How does Odoo procurement integrate with ZATCA Phase 2 in Saudi Arabia?
Odoo procurement integrates with ZATCA Phase 2 in two directions. Outbound: any debit notes or credit notes the buyer issues back to suppliers must be ZATCA-compliant e-invoices through the Fatoora portal. Inbound: supplier invoices arrive as e-invoices with cryptographic stamps that Odoo validates against ZATCA's expected schema before three-way match runs. The configuration work is wiring the cryptographic stamp validation into the supplier-invoice ingestion path and rejecting non-compliant inbound invoices at the gateway rather than at posting.
Can Odoo enforce IKTVA local-content scoring at the procurement stage?
Yes — provided the vendor master and item master both carry the local-content classification fields at creation, and the PO approval workflow checks them before the order is released. iWesabe configures three tag levels (vendor, item, override) so the local-content share rolls up cleanly to the finished-good cost layer. The IKTVA score then becomes a reportable Odoo metric rather than a quarterly spreadsheet exercise. The discipline only works if the fields are mandatory; making them optional drops integrity within one purchasing cycle.
What three-way match tolerance is right for a Saudi mid-market business?
The hybrid policy iWesabe ships by default works for most KSA mid-market businesses: 0% tolerance on high-value items (capex, major raw materials), 3% on consumables, and 5% on services with mandatory approver. Pure strict policies create exception backlogs that AP can't clear; pure lenient policies leak fraud risk. The hybrid is auditable, defensible to external auditors, and operationally sustainable. Tune the thresholds quarterly based on actual exception data — the right policy is the one your exception rate validates over time.
How does Odoo handle GOSI compliance for service contractors in Saudi Arabia?
Odoo handles the GOSI dimension at vendor-master level via a contractor flag that triggers additional fields — GOSI registration number, contractor type, and Article 19 compliance status. Service POs against flagged vendors require GOSI status validation before approval can be issued; non-compliant vendors are blocked from new work. The validation can be wired to a manual periodic check or, for higher-volume buyers, to an automated query against the GOSI portal. Either path keeps the buyer protected from Article 19 enforcement actions that would otherwise surface as joint and several liability.

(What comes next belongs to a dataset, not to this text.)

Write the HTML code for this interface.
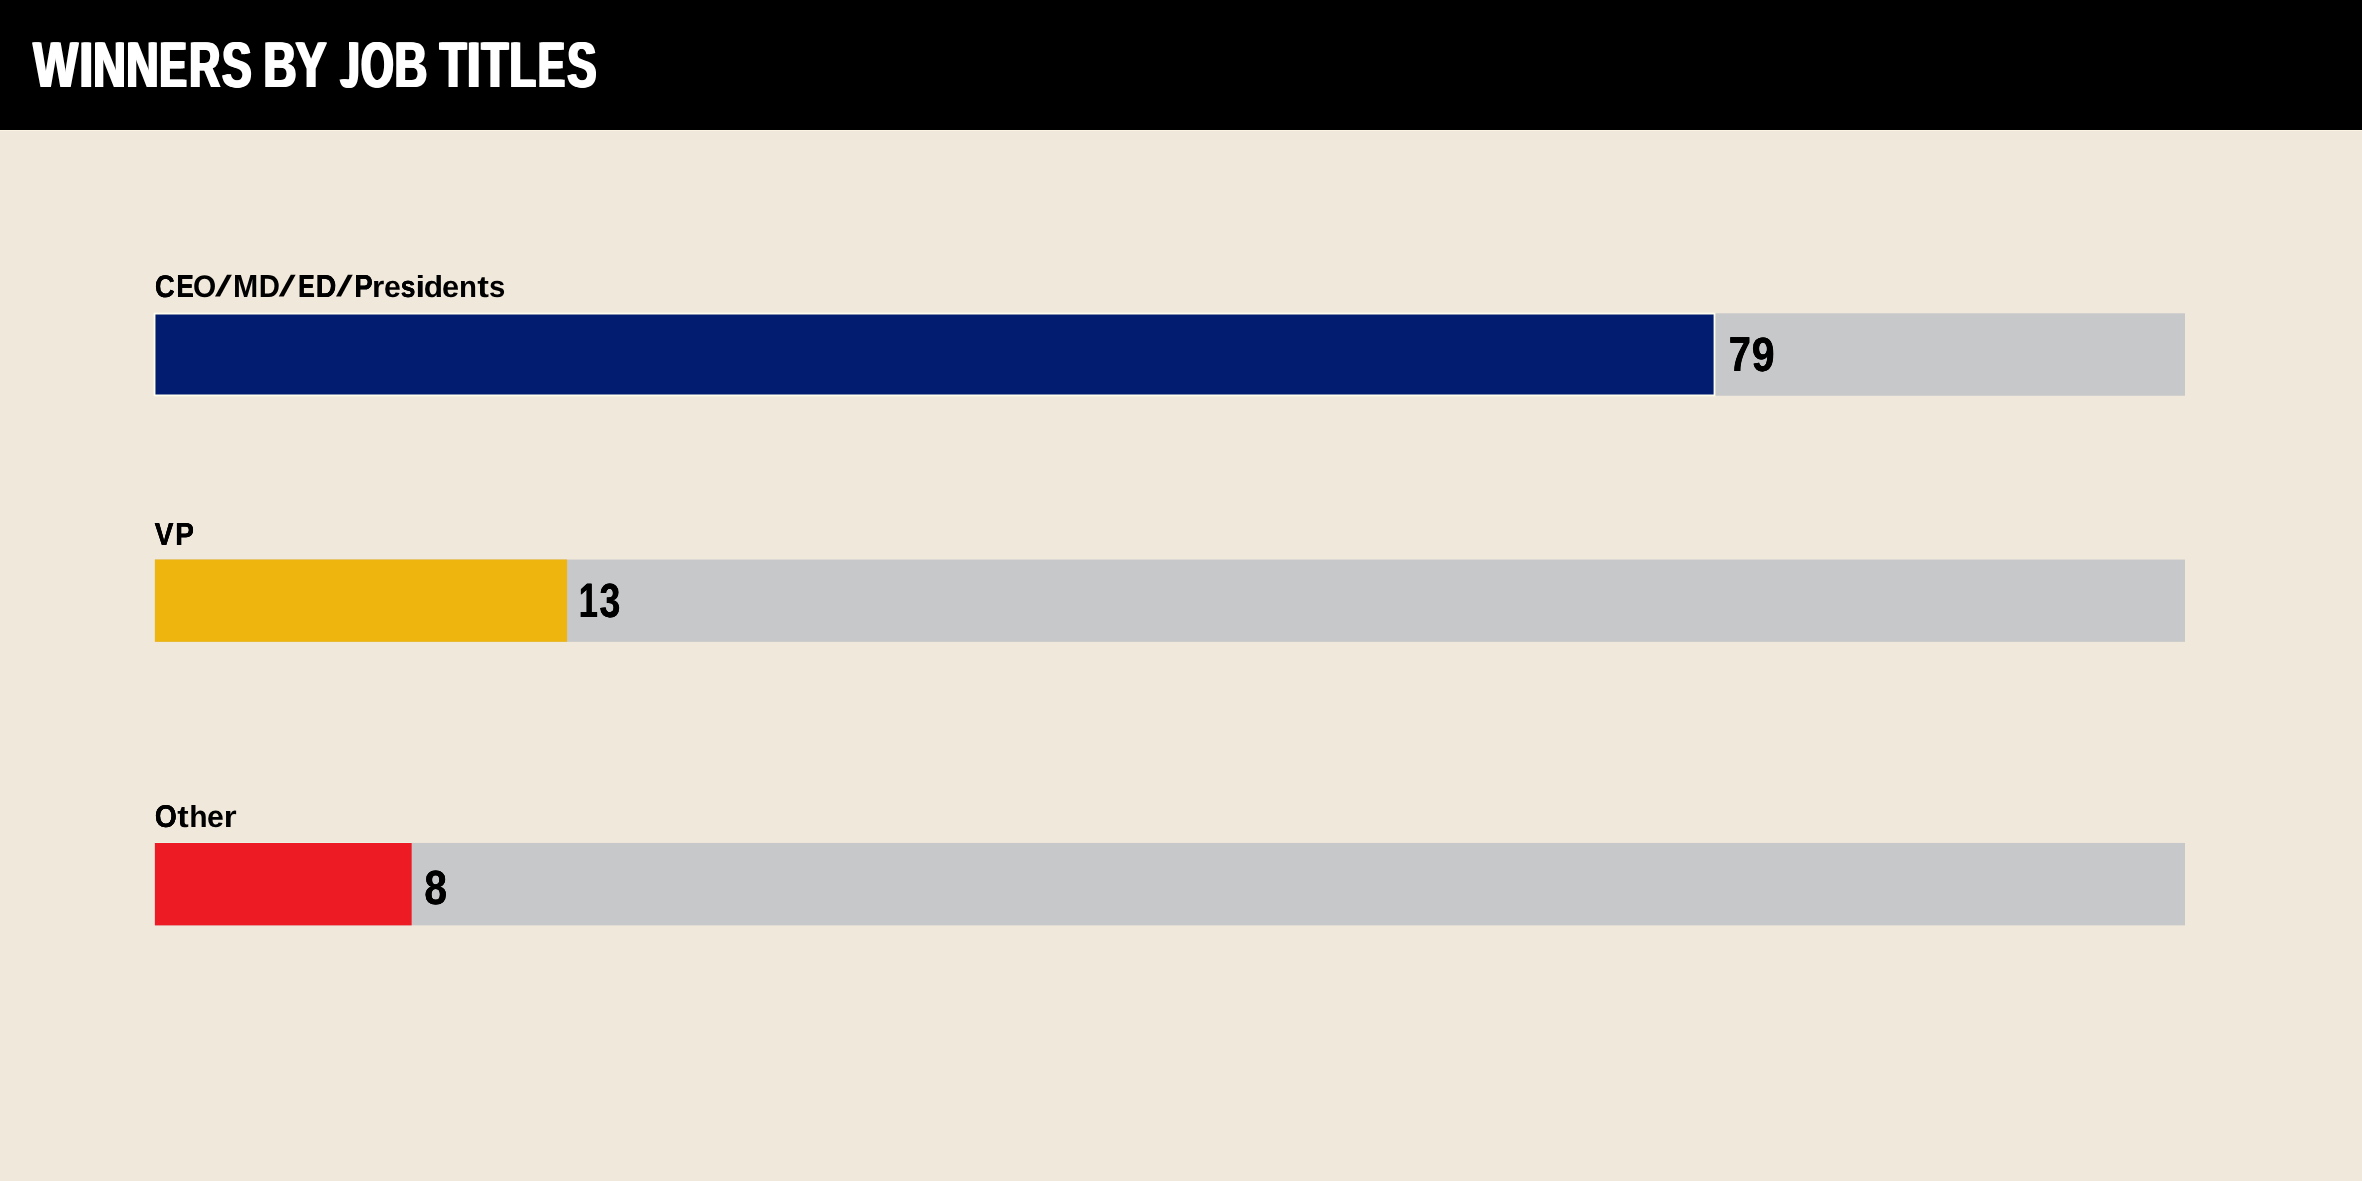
<!DOCTYPE html>
<html lang="en"><head><meta charset="utf-8"><title>Winners by job titles</title>
<style>
html,body{margin:0;padding:0;}
body{width:2362px;height:1181px;overflow:hidden;background:#f0e8da;position:relative;font-family:"Liberation Sans",sans-serif;}
.bars{position:absolute;left:0;top:0;display:block;}
.run{position:absolute;white-space:pre;font-weight:bold;line-height:0;text-rendering:geometricPrecision;will-change:transform;}
.run i{display:inline-block;width:0;vertical-align:baseline;}
.run span{display:inline-block;vertical-align:baseline;transform-origin:0 var(--bo);}
</style></head><body>
<svg class="bars" width="2362" height="1181" viewBox="0 0 2362 1181">
<rect x="0" y="0" width="2362" height="130" fill="#000"/>
<rect x="0" y="130" width="2362" height="1" fill="#fbf3e3"/>
<rect x="154.9" y="313.3" width="2030.1" height="82.45" fill="#c7c8ca"/>
<rect x="154.55" y="313.6" width="1559.95" height="81.8" fill="#021d70" stroke="#fffeed" stroke-width="1.8"/>
<rect x="154.9" y="559.55" width="2030.1" height="82.3" fill="#c7c8ca"/>
<rect x="154.9" y="559.5" width="412.17" height="82.3" fill="#eeb50f"/>
<rect x="154.9" y="842.95" width="2030.1" height="82.4" fill="#c7c8ca"/>
<rect x="154.9" y="842.95" width="256.75" height="82.4" fill="#ed1b24"/>
<rect x="154.9" y="841.95" width="256.75" height="1" fill="#eef4e4"/>
</svg>
<div class="run title" style="left:32.00px;top:-10px;font-size:64.536px;font-family:'Liberation Sans',sans-serif;color:#fff;--bo:22.0px;"><i style="height:97px"></i><span style="width:49.00px;transform:translate(1.123px,0.000px) scale(0.7380,1.0000);text-shadow:1.450px 0 0 #fff,-1.450px 0 0 #fff;">W</span><span style="width:13.00px;transform:translate(-1.793px,0.000px) scale(0.7800,1.0000);text-shadow:1.634px 0 0 #fff,-1.634px 0 0 #fff;">I</span><span style="width:34.00px;transform:translate(-0.860px,0.000px) scale(0.6982,1.0000);text-shadow:1.797px 0 0 #fff,-1.797px 0 0 #fff;">N</span><span style="width:33.00px;transform:translate(-1.728px,0.000px) scale(0.6947,1.0000);text-shadow:1.829px 0 0 #fff,-1.829px 0 0 #fff;">N</span><span style="width:29.00px;transform:translate(-1.030px,0.000px) scale(0.6168,1.0000);text-shadow:2.647px 0 0 #fff,-2.647px 0 0 #fff;">E</span><span style="width:32.00px;transform:translate(-0.616px,0.000px) scale(0.6599,1.0000);text-shadow:2.171px 0 0 #fff,-2.171px 0 0 #fff;">R</span><span style="width:29.00px;transform:translate(0.024px,0.000px) scale(0.6878,1.0000);text-shadow:1.895px 0 0 #fff,-1.895px 0 0 #fff;">S</span><span style="width:14.00px"> </span><span style="width:30.00px;transform:translate(-1.552px,0.000px) scale(0.7085,1.0000);text-shadow:1.703px 0 0 #fff,-1.703px 0 0 #fff;">B</span><span style="width:32.00px;transform:translate(0.297px,0.000px) scale(0.7309,1.0000);text-shadow:1.509px 0 0 #fff,-1.509px 0 0 #fff;">Y</span><span style="width:12.00px"> </span><span style="width:22.00px;transform:translate(1.768px,0.000px) scale(0.4857,1.0000);text-shadow:4.617px 0 0 #fff,-4.617px 0 0 #fff,2.309px 0 0 #fff,-2.309px 0 0 #fff;clip-path:polygon(17.27px -200.00px,200.00px -200.00px,200.00px 200.00px,-200.00px 200.00px,-200.00px 14.59px,17.27px 14.59px);">J</span><span style="width:35.00px;transform:translate(0.221px,0.000px) scale(0.6414,1.0000);text-shadow:2.368px 0 0 #fff,-2.368px 0 0 #fff;">O</span><span style="width:30.00px;transform:translate(-1.652px,0.000px) scale(0.7085,1.0000);text-shadow:1.703px 0 0 #fff,-1.703px 0 0 #fff;">B</span><span style="width:12.00px"> </span><span style="width:30.00px;transform:translate(1.788px,0.000px) scale(0.6723,1.0000);text-shadow:2.045px 0 0 #fff,-2.045px 0 0 #fff;">T</span><span style="width:12.00px;transform:translate(-1.243px,0.000px) scale(0.7800,1.0000);text-shadow:1.698px 0 0 #fff,-1.698px 0 0 #fff;">I</span><span style="width:31.00px;transform:translate(1.669px,0.000px) scale(0.6758,1.0000);text-shadow:2.011px 0 0 #fff,-2.011px 0 0 #fff;">T</span><span style="width:28.00px;transform:translate(-1.308px,0.000px) scale(0.6590,1.0000);text-shadow:2.180px 0 0 #fff,-2.180px 0 0 #fff;">L</span><span style="width:28.00px;transform:translate(-0.663px,0.000px) scale(0.6094,1.0000);text-shadow:2.736px 0 0 #fff,-2.736px 0 0 #fff;">E</span><span style="width:29.00px;transform:translate(0.313px,0.000px) scale(0.6742,1.0000);text-shadow:2.027px 0 0 #fff,-2.027px 0 0 #fff;">S</span></div>
<div class="run lab" style="left:155.00px;top:249px;font-size:31.832px;font-family:'Liberation Sans',sans-serif;color:#000;--bo:11.0px;"><i style="height:48px"></i><span style="width:23.00px;transform:translate(-0.079px,-0.353px) scale(0.8640,0.9762);text-shadow:0.138px 0 0 #000,-0.138px 0 0 #000;">C</span><span style="width:16.00px;transform:translate(-1.491px,0.000px) scale(0.8121,1.0000);text-shadow:0.293px 0 0 #000,-0.293px 0 0 #000;">E</span><span style="width:20.00px;transform:translate(-1.064px,-0.353px) scale(0.9377,0.9762);">O</span><span style="width:21.00px;transform:translate(0.656px,-0.686px) skewX(-15.631deg) scale(1.3136,0.9197);">/</span><span style="width:25.00px;transform:translate(-1.984px,0.000px) scale(0.9507,1.0000);">M</span><span style="width:18.00px;transform:translate(-1.163px,0.000px) scale(0.9220,1.0000);">D</span><span style="width:21.00px;transform:translate(0.606px,-0.686px) skewX(-15.631deg) scale(1.3136,0.9197);">/</span><span style="width:18.00px;transform:translate(-0.688px,0.000px) scale(0.7662,1.0000);text-shadow:0.448px 0 0 #000,-0.448px 0 0 #000;">E</span><span style="width:18.00px;transform:translate(-1.163px,0.000px) scale(0.8918,1.0000);text-shadow:0.062px 0 0 #000,-0.062px 0 0 #000;">D</span><span style="width:21.00px;transform:translate(0.681px,-0.686px) skewX(-15.241deg) scale(1.3136,0.9197);">/</span><span style="width:18.00px;transform:translate(-1.659px,0.000px) scale(0.8683,1.0000);text-shadow:0.126px 0 0 #000,-0.126px 0 0 #000;">P</span><span style="width:11.00px;transform:translate(-1.924px,0.000px) scale(0.9931,0.9550);">r</span><span style="width:16.00px;transform:translate(-1.082px,0.000px) scale(0.9504,0.9550);">e</span><span style="width:16.00px;transform:translate(-0.230px,0.000px) scale(0.8267,0.9550);text-shadow:0.248px 0 0 #000,-0.248px 0 0 #000;">s</span><span style="width:8.00px;transform:translate(-1.472px,0.000px) scale(1.0853,0.9550);">i</span><span style="width:18.00px;transform:translate(-1.248px,0.000px) scale(0.9944,0.9550);">d</span><span style="width:17.00px;transform:translate(-1.089px,0.000px) scale(0.9641,0.9550);">e</span><span style="width:17.00px;transform:translate(-1.041px,0.000px) scale(0.9251,0.9550);">n</span><span style="width:13.00px;transform:translate(0.362px,0.000px) scale(1.1005,0.9550);">t</span><span style="width:15.00px;transform:translate(-0.941px,0.000px) scale(0.9215,0.9550);">s</span></div>
<div class="run lab" style="left:154.00px;top:496px;font-size:32.123px;font-family:'Liberation Sans',sans-serif;color:#000;--bo:11.0px;"><i style="height:49px"></i><span style="width:22.00px;transform:translate(0.624px,0.000px) scale(0.8827,1.0000);text-shadow:0.179px 0 0 #000,-0.179px 0 0 #000;">V</span><span style="width:18.00px;transform:translate(-0.818px,0.000px) scale(0.8781,1.0000);text-shadow:0.192px 0 0 #000,-0.192px 0 0 #000;">P</span></div>
<div class="run lab" style="left:155.00px;top:779px;font-size:31.977px;font-family:'Liberation Sans',sans-serif;color:#000;--bo:11.0px;"><i style="height:48px"></i><span style="width:22.00px;transform:translate(-0.192px,-0.347px) scale(0.8914,0.9832);text-shadow:0.053px 0 0 #000,-0.053px 0 0 #000;">O</span><span style="width:14.00px;transform:translate(0.281px,0.000px) scale(1.0742,0.9550);">t</span><span style="width:17.00px;transform:translate(-1.799px,0.000px) scale(0.9401,0.9550);">h</span><span style="width:18.00px;transform:translate(-0.981px,0.000px) scale(0.9455,0.9550);">e</span><span style="width:11.00px;transform:translate(-2.182px,0.000px) scale(1.0353,0.9550);">r</span></div>
<div class="run num" style="left:1730.00px;top:297px;font-size:49.129px;font-family:'Liberation Sans',sans-serif;color:#000;--bo:17.0px;"><i style="height:74px"></i><span style="width:22.00px;transform:translate(-1.312px,0.000px) scale(0.8112,1.0000);text-shadow:0.247px 0 0 #000,-0.247px 0 0 #000;">7</span><span style="width:22.00px;transform:translate(-0.324px,-0.470px) scale(0.8362,0.9803);text-shadow:0.239px 0 0 #000,-0.239px 0 0 #000;">9</span></div>
<div class="run num" style="left:580.00px;top:544px;font-size:48.184px;font-family:'Liberation Sans',sans-serif;color:#000;--bo:17.0px;"><i style="height:73px"></i><span style="width:20.00px;transform:translate(-1.266px,0.000px) scale(0.7136,1.0000);text-shadow:0.280px 0 0 #000,-0.280px 0 0 #000;">1</span><span style="width:20.00px;transform:translate(-0.559px,-0.438px) scale(0.7766,0.9946);text-shadow:0.258px 0 0 #000,-0.258px 0 0 #000;">3</span></div>
<div class="run num" style="left:425.00px;top:832px;font-size:47.966px;font-family:'Liberation Sans',sans-serif;color:#000;--bo:16.5px;"><i style="height:72px"></i><span style="width:21.00px;transform:translate(-0.645px,0.333px) scale(0.8510,0.9968);text-shadow:0.235px 0 0 #000,-0.235px 0 0 #000;">8</span></div>
</body></html>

Can Saudi enterprises integrate Odoo procurement with their bank's payment platform?
Yes — every major Saudi bank supports SAMA-mandated payment integration via the SADAD platform and direct host-to-host channels. Odoo's payment-batch workflow generates a SAMA-compliant payment file that the bank accepts; once paid, the bank confirmation reconciles back to Odoo via either API or sFTP-delivered MT940 statement. The configuration removes manual cheque + transfer keying entirely. The integration is sector-agnostic and works across SNB, Al Rajhi, Riyad Bank, and the others; iWesabe has shipped it on every major KSA bank in the last 24 months.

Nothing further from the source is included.